The front page of today's New York Times carries a fascinating article by David Sanger (with reporting from Eric Schmitt) on considerations being raised within the Obama administration regarding the possible use of cyber weapons against the Assad regime in Syria. It is not clear whether a cyberattack against Syria "would be seen as a justified humanitarian intervention, less likely to cause civilian casualties than airstrikes, or whether it would only embolden American adversaries who have themselves been debating how to use the new weapons."
There are some very significant--and obvious--differences between cyber weapons and nuclear weapons, but it is entirely possible that certain restraints on their use may operate in much the same way. Consider this passage from Thomas C. Schelling's 1966 classic, Arms and Influence, in which he discusses the possible impact of the first (post-1945) use of nuclear weapons:
This is not an event to be squandered on an unworthy military objective. The first nuclear detonation can convey a message of utmost seriousness; it may be a unique means of communication in a moment of unusual gravity. To degrade the signal in advance, to depreciate the currency, to erode gradually a tradition that might someday be shattered with diplomatic effect, to vulgarize weapons that have acquired a transcendent status, and to demote nuclear weapons to the status of merely efficient artillery, may be to waste an enormous asset of last resort.
Or, as others noted, it may be best not to let the genie out of the bottle.

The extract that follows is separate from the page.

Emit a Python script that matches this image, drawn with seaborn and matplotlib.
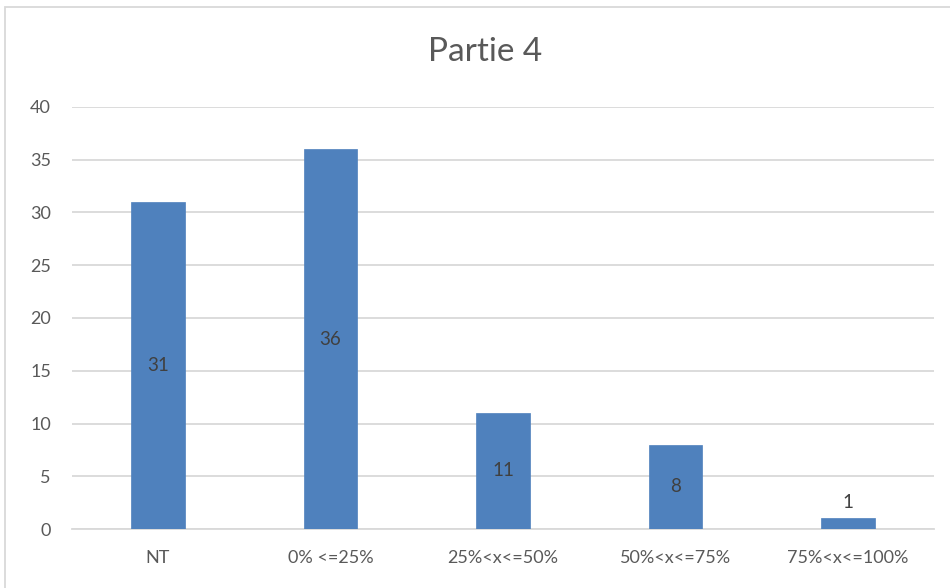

Even though cyber weapons have certainly been used before--think Stuxnet and its progeny against Iran (as well as Iranian retaliatory attacks against the U.S.), the Russian denial-of-service attack against Georgia in the 2008 South Ossetia War, Israel's combined cyber/kinetic strike against a Syrian nuclear facility, and more--there may still be some wisdom in thinking of the carefully designed cyber weapon as Schelling suggested, as "an enormous asset of last resort." Or as a genie not to be let out of the bottle. In any event, it seems essential to avoid the temptation to treat cyber weapons as weapons of first resort. While they may provide the United States and other countries an unusually effective and precise means of weakening the military capacities of states such as Syria, retaliation--even with cyber weapons--is likely to be much more indiscriminate.
As we already know, military dominance in any domain commonly produces asymmetric responses that target the weaknesses of the dominant power. At present, America's Achilles' heel in cyberspace is its commercial sector thanks to businesses that, time and again, have demonstrated an unwillingness or an inability to address Internet security problems.